Enfin un album de Blake et Mortimer qui retrouve un véritable et profond sujet, celui de l'essentiel de l'oeuvre de Jacobs sans doute, la folie des grandeurs qui vient au détenteur du savoir, la force que donne la maîtrise de technologies sans cesse plus puissantes et les abus qu'elles entrainent fatalement...


La dernière page, diffère aussi grandement des autres albums, y compris ceux de Jacobs lui-même. La fin est ouverte, appelant à une suite, ou refermant cette histoire singulière sur une énigme à la solution perdue à tout jamais.


Il n'y a pas de morale, aucune.

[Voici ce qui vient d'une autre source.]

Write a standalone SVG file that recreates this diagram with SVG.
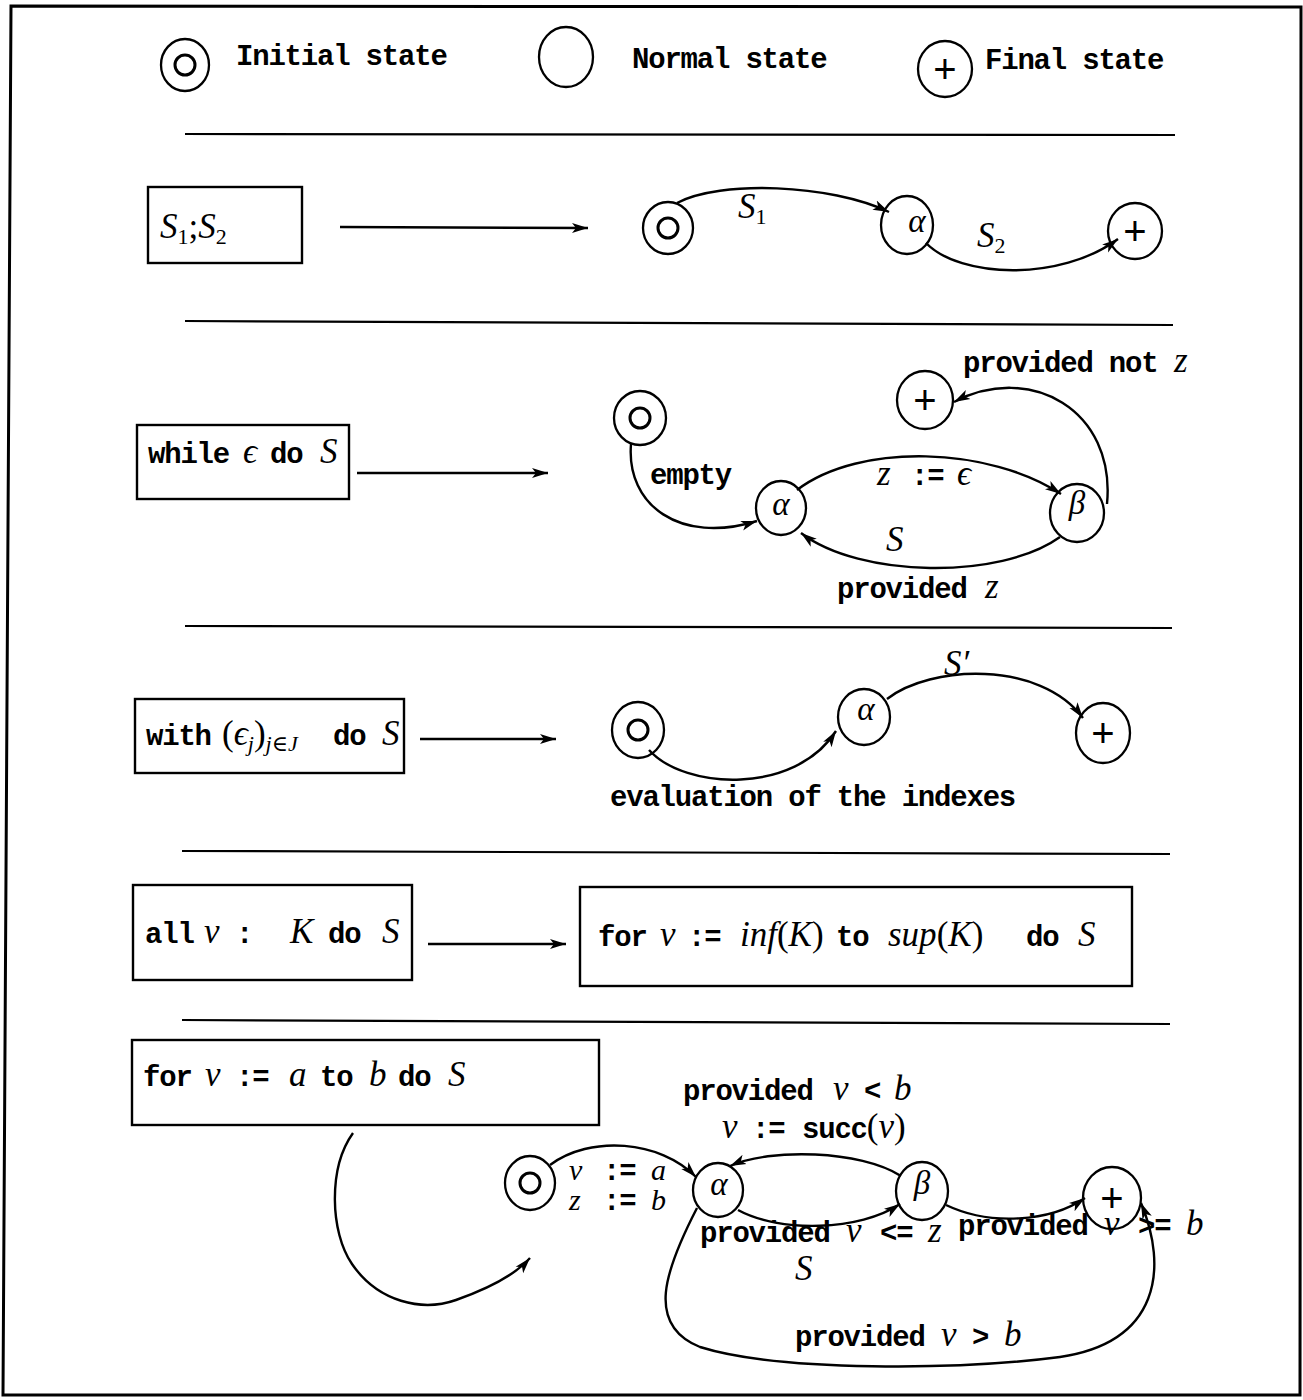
<svg xmlns="http://www.w3.org/2000/svg" width="1303" height="1400" viewBox="0 0 1303 1400">
  <defs>
    <marker id="arr" markerUnits="userSpaceOnUse" markerWidth="18" markerHeight="12" refX="16" refY="6" orient="auto">
      <path d="M0,1 L16,6 L0,11 L4,6 Z" fill="#000"/>
    </marker>
    <style>
      .frame { fill: none; stroke: #000; stroke-width: 3; }
      .sep { stroke: #000; stroke-width: 2.2; }
      .box { fill: none; stroke: #000; stroke-width: 2.4; }
      .st { fill: #fff; stroke: #000; stroke-width: 2.3; }
      .ring { fill: none; stroke: #000; stroke-width: 3; }
      .edge { fill: none; stroke: #000; stroke-width: 2.4; marker-end: url(#arr); }
      .tt { font-family: "Liberation Mono", "DejaVu Sans Mono", monospace; font-size: 29px; letter-spacing: -1.2px; font-weight: bold; fill: #000; }
      .mi { font-family: "Liberation Serif", "DejaVu Serif", serif; font-style: italic; font-weight: normal; font-size: 35px; letter-spacing: 0; }
      .rm { font-family: "Liberation Serif", "DejaVu Serif", serif; font-style: normal; font-weight: normal; font-size: 35px; letter-spacing: 0; }
      .sub { font-size: 22px; }
      .sm { font-size: 30px; }
      .sym { font-family: "Liberation Sans", "DejaVu Sans", sans-serif; font-size: 40px; text-anchor: middle; fill: #000; }
      .gr { font-family: "Liberation Serif", "DejaVu Serif", serif; font-style: italic; font-size: 33px; text-anchor: middle; fill: #000; }
    </style>
  </defs>

  <rect width="1303" height="1400" fill="#fff"/>

  <!-- outer frame -->
  <polygon class="frame" points="11,6 1301,7 1300,1395 3,1395"/>

  <!-- section rules -->
  <g id="rules">
    <line class="sep" x1="185" y1="134" x2="1175" y2="135"/>
    <line class="sep" x1="185" y1="321" x2="1173" y2="325"/>
    <line class="sep" x1="185" y1="626" x2="1172" y2="628"/>
    <line class="sep" x1="182" y1="851" x2="1170" y2="854"/>
    <line class="sep" x1="182" y1="1020" x2="1170" y2="1024"/>
  </g>

  <!-- legend -->
  <g id="legend-initial">
    <ellipse class="st" cx="185" cy="65" rx="24" ry="26"/>
    <circle class="ring" cx="185" cy="65" r="10"/>
    <text class="tt" x="236" y="65">Initial state</text>
  </g>
  <g id="legend-normal">
    <ellipse class="st" cx="566" cy="57" rx="27" ry="30"/>
    <text class="tt" x="632" y="68">Normal state</text>
  </g>
  <g id="legend-final">
    <ellipse class="st" cx="945" cy="69" rx="27" ry="28"/>
    <text class="sym" x="945" y="83">+</text>
    <text class="tt" x="985" y="69">Final state</text>
  </g>

  <!-- ===== row 1: sequence ===== -->
  <g id="r1-box">
    <rect class="box" x="148" y="187" width="154" height="76"/>
    <text class="mi" x="160" y="238">S<tspan class="rm sub" dy="6">1</tspan><tspan class="rm" dy="-6">;</tspan>S<tspan class="rm sub" dy="6">2</tspan></text>
  </g>
  <g id="r1-init">
    <ellipse class="st" cx="668" cy="228" rx="25" ry="26"/>
    <circle class="ring" cx="668" cy="228" r="10"/>
  </g>
  <g id="r1-alpha">
    <ellipse class="st" cx="907" cy="225" rx="26" ry="29"/>
    <text class="gr" x="917" y="232">α</text>
  </g>
  <g id="r1-final">
    <ellipse class="st" cx="1135" cy="231" rx="27" ry="28"/>
    <text class="sym" x="1135" y="245">+</text>
  </g>

  <!-- ===== row 2: while ===== -->
  <g id="r2-box">
    <rect class="box" x="137" y="425" width="212" height="74"/>
    <text class="tt" x="148" y="463">while<tspan class="mi" x="243">ϵ</tspan><tspan x="270">do</tspan><tspan class="mi" x="320">S</tspan></text>
  </g>
  <g id="r2-init">
    <ellipse class="st" cx="640" cy="418" rx="26" ry="27"/>
    <circle class="ring" cx="640" cy="418" r="10"/>
  </g>
  <g id="r2-alpha">
    <ellipse class="st" cx="781" cy="508" rx="25" ry="27"/>
    <text class="gr" x="781" y="515">α</text>
  </g>
  <g id="r2-beta">
    <ellipse class="st" cx="1077" cy="513" rx="27" ry="29"/>
    <text class="gr" x="1077" y="514">β</text>
  </g>
  <g id="r2-final">
    <ellipse class="st" cx="925" cy="400" rx="28" ry="29"/>
    <text class="sym" x="925" y="414">+</text>
  </g>

  <!-- ===== row 3: with ===== -->
  <g id="r3-box">
    <rect class="box" x="135" y="699" width="269" height="74"/>
    <text class="tt" x="146" y="745">with<tspan class="rm" x="222">(</tspan><tspan class="mi">ϵ</tspan><tspan class="mi sub" dy="6">j</tspan><tspan class="rm" dy="-6">)</tspan><tspan class="mi sub" dy="6">j</tspan><tspan class="rm sub">∈</tspan><tspan class="mi sub">J</tspan><tspan x="333" dy="-6">do</tspan><tspan class="mi" x="382">S</tspan></text>
  </g>
  <g id="r3-init">
    <ellipse class="st" cx="638" cy="730" rx="26" ry="28"/>
    <circle class="ring" cx="638" cy="730" r="10"/>
  </g>
  <g id="r3-alpha">
    <ellipse class="st" cx="864" cy="717" rx="26" ry="28"/>
    <text class="gr" x="866" y="720">α</text>
  </g>
  <g id="r3-final">
    <ellipse class="st" cx="1103" cy="733" rx="27" ry="30"/>
    <text class="sym" x="1103" y="747">+</text>
  </g>

  <!-- ===== row 4: all ===== -->
  <g id="r4-box">
    <rect class="box" x="133" y="885" width="279" height="95"/>
    <text class="tt" x="145" y="943">all<tspan class="mi" x="204">v</tspan><tspan x="236">:</tspan><tspan class="mi" x="290">K</tspan><tspan x="328">do</tspan><tspan class="mi" x="382">S</tspan></text>
  </g>
  <g id="r4-target">
    <rect class="box" x="580" y="887" width="552" height="99"/>
    <text class="tt" x="598" y="946">for<tspan class="mi" x="660">v</tspan><tspan x="688">:=</tspan><tspan class="mi" x="740">inf</tspan><tspan class="rm">(</tspan><tspan class="mi">K</tspan><tspan class="rm">)</tspan><tspan x="836">to</tspan><tspan class="mi" x="888">sup</tspan><tspan class="rm">(</tspan><tspan class="mi">K</tspan><tspan class="rm">)</tspan><tspan x="1026">do</tspan><tspan class="mi" x="1078">S</tspan></text>
  </g>

  <!-- ===== row 5: for ===== -->
  <g id="r5-box">
    <rect class="box" x="132" y="1040" width="467" height="85"/>
    <text class="tt" x="143" y="1086">for<tspan class="mi" x="205">v</tspan><tspan x="236">:=</tspan><tspan class="mi" x="289">a</tspan><tspan x="320">to</tspan><tspan class="mi" x="369">b</tspan><tspan x="398">do</tspan><tspan class="mi" x="448">S</tspan></text>
  </g>
  <g id="r5-init">
    <ellipse class="st" cx="530" cy="1183" rx="25" ry="27"/>
    <circle class="ring" cx="530" cy="1183" r="10"/>
  </g>
  <g id="r5-alpha">
    <ellipse class="st" cx="718" cy="1190" rx="25" ry="27"/>
    <text class="gr" x="719" y="1195">α</text>
  </g>
  <g id="r5-beta">
    <ellipse class="st" cx="922" cy="1191" rx="26" ry="29"/>
    <text class="gr" x="922" y="1194">β</text>
  </g>
  <g id="r5-final">
    <ellipse class="st" cx="1112" cy="1198" rx="29" ry="31"/>
    <text class="sym" x="1112" y="1212">+</text>
  </g>

  <!-- ===== connectors ===== -->
  <g id="connectors">
    <!-- row 1 -->
    <path class="edge" d="M340,227 L588,228"/>
    <path class="edge" d="M677,203 C720,180 830,184 889,212"/>
    <path class="edge" d="M926,243 C960,278 1060,282 1118,239"/>
    <!-- row 2 -->
    <path class="edge" d="M357,473 L548,473"/>
    <path class="edge" d="M631,444 C626,505 680,545 757,521"/>
    <path class="edge" d="M797,490 C860,442 990,447 1061,494"/>
    <path class="edge" d="M1060,537 C1000,580 860,578 801,533"/>
    <path class="edge" d="M1107,504 C1116,410 1030,362 954,402"/>
    <!-- row 3 -->
    <path class="edge" d="M420,739 L556,739"/>
    <path class="edge" d="M649,750 C685,790 795,795 836,731"/>
    <path class="edge" d="M887,699 C930,665 1040,660 1083,718"/>
    <!-- row 4 -->
    <path class="edge" d="M428,944 L566,944"/>
    <!-- row 5 -->
    <path class="edge" d="M353,1133 C328,1168 330,1232 352,1264 C378,1302 422,1312 456,1300 C490,1288 515,1275 530,1258"/>
    <path class="edge" d="M550,1165 C590,1135 660,1140 696,1177"/>
    <path class="edge" d="M901,1176 C860,1150 770,1148 730,1166"/>
    <path class="edge" d="M738,1210 C780,1233 860,1231 900,1204"/>
    <path class="edge" d="M946,1205 C990,1226 1050,1222 1085,1198"/>
    <path class="edge" d="M697,1208 C665,1270 645,1325 700,1347 C780,1372 960,1370 1060,1357 C1160,1342 1168,1268 1141,1203"/>
  </g>

  <!-- ===== edge labels ===== -->
  <g id="labels">
    <text class="mi" x="738" y="218">S<tspan class="rm sub" dy="6">1</tspan></text>
    <text class="mi" x="977" y="247">S<tspan class="rm sub" dy="6">2</tspan></text>

    <text class="tt" x="650" y="484">empty</text>
    <text class="tt" x="877" y="485"><tspan class="mi">z</tspan><tspan x="911">:=</tspan><tspan class="mi" x="957">ϵ</tspan></text>
    <text class="mi" x="886" y="551">S</text>
    <text class="tt" x="837" y="598">provided<tspan class="mi" x="985">z</tspan></text>
    <text class="tt" x="963" y="372">provided not<tspan class="mi" x="1174">z</tspan></text>

    <text class="mi" x="944" y="675">S′</text>
    <text class="tt" x="610" y="806">evaluation of the indexes</text>

    <text class="tt" x="569" y="1180"><tspan class="mi sm">v</tspan><tspan x="603">:=</tspan><tspan class="mi sm" x="651">a</tspan></text>
    <text class="tt" x="569" y="1210"><tspan class="mi sm">z</tspan><tspan x="603">:=</tspan><tspan class="mi sm" x="651">b</tspan></text>
    <text class="tt" x="683" y="1100">provided<tspan class="mi" x="833">v</tspan><tspan x="864">&lt;</tspan><tspan class="mi" x="894">b</tspan></text>
    <text class="tt" x="722" y="1138"><tspan class="mi">v</tspan><tspan x="752">:=</tspan><tspan x="802">succ</tspan><tspan class="rm">(</tspan><tspan class="mi">v</tspan><tspan class="rm">)</tspan></text>
    <text class="tt" x="700" y="1242">provided<tspan class="mi" x="846">v</tspan><tspan x="880">&lt;=</tspan><tspan class="mi" x="928">z</tspan></text>
    <text class="mi" x="795" y="1280">S</text>
    <text class="tt" x="958" y="1235">provided<tspan class="mi" x="1104">v</tspan><tspan x="1138">&gt;=</tspan><tspan class="mi" x="1186">b</tspan></text>
    <text class="tt" x="795" y="1346">provided<tspan class="mi" x="941">v</tspan><tspan x="972">&gt;</tspan><tspan class="mi" x="1004">b</tspan></text>
  </g>
</svg>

Il n'y a que la souffrance humaine, celle d'hommes allés au combat et que l'on ne peut soulager de leurs cauchemars. Des hommes plus vraiments humains, des victimes de la Science, de la peur, porteur d'un message que personne ne prend le temps d'écouter. 

*

Nous ne pouvons que remercier les auteurs de cette Onde Septimus, particulièrement bien sûr Jean Dufaux, ainsi que les éditions Blake et Mortimer pour enfin avoir eu l'audace paradoxalement de faire du Jacobs.

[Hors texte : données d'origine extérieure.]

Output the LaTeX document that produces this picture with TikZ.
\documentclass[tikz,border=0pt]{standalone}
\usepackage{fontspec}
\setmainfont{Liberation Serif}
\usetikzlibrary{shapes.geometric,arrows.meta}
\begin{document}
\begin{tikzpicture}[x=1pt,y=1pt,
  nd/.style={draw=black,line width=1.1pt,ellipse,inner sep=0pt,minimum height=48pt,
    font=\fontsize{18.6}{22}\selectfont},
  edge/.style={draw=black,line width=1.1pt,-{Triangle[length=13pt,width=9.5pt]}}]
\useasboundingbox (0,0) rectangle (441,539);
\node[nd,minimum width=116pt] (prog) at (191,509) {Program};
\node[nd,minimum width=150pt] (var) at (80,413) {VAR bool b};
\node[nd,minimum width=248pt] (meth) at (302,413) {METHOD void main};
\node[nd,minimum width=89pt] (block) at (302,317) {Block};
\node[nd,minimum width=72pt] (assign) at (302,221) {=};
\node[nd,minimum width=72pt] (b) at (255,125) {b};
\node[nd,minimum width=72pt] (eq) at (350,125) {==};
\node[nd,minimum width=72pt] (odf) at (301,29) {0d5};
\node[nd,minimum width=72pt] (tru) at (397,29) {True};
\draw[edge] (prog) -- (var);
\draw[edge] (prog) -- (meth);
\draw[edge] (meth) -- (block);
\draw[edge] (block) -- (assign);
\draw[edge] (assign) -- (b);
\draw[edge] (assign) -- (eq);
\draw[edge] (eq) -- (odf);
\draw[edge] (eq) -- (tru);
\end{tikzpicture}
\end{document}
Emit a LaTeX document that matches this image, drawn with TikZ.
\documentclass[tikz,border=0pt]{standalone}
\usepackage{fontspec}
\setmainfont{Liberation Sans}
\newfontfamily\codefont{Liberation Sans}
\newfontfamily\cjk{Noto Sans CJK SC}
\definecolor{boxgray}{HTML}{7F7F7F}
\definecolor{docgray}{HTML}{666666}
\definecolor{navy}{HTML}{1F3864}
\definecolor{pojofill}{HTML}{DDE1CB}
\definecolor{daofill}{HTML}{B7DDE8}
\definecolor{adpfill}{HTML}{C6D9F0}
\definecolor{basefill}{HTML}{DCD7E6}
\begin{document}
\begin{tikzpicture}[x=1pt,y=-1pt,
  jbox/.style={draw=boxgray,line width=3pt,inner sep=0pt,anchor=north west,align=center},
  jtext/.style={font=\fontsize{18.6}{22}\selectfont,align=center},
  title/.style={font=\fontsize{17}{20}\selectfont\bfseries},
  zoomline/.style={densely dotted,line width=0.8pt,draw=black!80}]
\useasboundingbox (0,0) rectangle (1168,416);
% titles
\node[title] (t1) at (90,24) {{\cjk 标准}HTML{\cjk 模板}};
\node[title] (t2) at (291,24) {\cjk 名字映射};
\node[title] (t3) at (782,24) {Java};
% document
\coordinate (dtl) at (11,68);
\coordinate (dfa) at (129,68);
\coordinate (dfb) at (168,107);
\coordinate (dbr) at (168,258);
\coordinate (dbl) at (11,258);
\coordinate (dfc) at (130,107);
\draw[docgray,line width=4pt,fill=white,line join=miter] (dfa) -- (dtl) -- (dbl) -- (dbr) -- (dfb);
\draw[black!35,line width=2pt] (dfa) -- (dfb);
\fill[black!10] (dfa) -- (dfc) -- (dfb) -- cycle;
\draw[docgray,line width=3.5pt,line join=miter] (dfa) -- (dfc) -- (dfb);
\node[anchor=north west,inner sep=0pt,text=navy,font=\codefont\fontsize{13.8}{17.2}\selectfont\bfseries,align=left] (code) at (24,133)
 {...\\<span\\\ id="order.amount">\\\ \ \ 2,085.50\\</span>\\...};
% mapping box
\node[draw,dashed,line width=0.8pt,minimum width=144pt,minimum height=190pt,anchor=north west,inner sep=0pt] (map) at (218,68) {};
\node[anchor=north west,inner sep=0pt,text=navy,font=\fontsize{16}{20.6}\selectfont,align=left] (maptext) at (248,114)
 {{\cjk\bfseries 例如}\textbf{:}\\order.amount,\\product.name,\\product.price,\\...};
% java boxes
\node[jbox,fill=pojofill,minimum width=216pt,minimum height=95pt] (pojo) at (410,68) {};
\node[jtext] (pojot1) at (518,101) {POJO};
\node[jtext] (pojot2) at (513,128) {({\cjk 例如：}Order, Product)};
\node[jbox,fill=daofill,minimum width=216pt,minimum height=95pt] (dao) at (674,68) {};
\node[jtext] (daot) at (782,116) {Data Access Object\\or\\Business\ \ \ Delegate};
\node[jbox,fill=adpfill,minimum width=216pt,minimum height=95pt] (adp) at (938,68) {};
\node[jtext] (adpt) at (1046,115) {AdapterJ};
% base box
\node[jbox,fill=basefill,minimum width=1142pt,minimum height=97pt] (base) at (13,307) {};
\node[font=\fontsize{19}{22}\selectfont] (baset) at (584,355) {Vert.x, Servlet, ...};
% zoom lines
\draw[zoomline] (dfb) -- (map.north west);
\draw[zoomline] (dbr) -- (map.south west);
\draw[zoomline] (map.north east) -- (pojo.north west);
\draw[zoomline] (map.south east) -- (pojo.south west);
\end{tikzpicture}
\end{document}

C'est à dire l'affirmation d'une vision du monde, une vision des personnages bien différente de celle de Jacobs certes, opposée et d'un rare pessimisme, mais qui redonne un souffle à la série, une crédibilité retrouvée. 

Vivement la suite...

Gulzar Joby

 

P.S. : 

Pour voir les cinq premières planches esquissées :

http://www.centaurclub.com/forum/viewtopic.php?f=130&t=1472

La page de l'éditeur :

http://www.dargaud.com/blake-mortimer/album-6486/londe-septimus/

La page facebook de passionné(e)s de la série :

https://www.facebook.com/blake.jacobs.mortimer?fref=ts

 

Evidemment, impossible en ce moment de forte actualité Blake et Mortimer de ne pas signaler une très belle ressortie, L'énigme de l'Atlantide, mais dans la version publiée originellement dans le journal Tintin.

 

blake-et-mortimer-bd-volume-7 Engime atlantide version tint


L'album est un peu onéreux, mais il procure un plaisir de lecture rare. On retrouve les couleurs d'impression de l'époque, la bannière de haut de page avec le résumé de l'histoire donnant l'ambiance feuilletonnesque, un découpage plus poussé de l'histoire que dans l'album publié par la suite.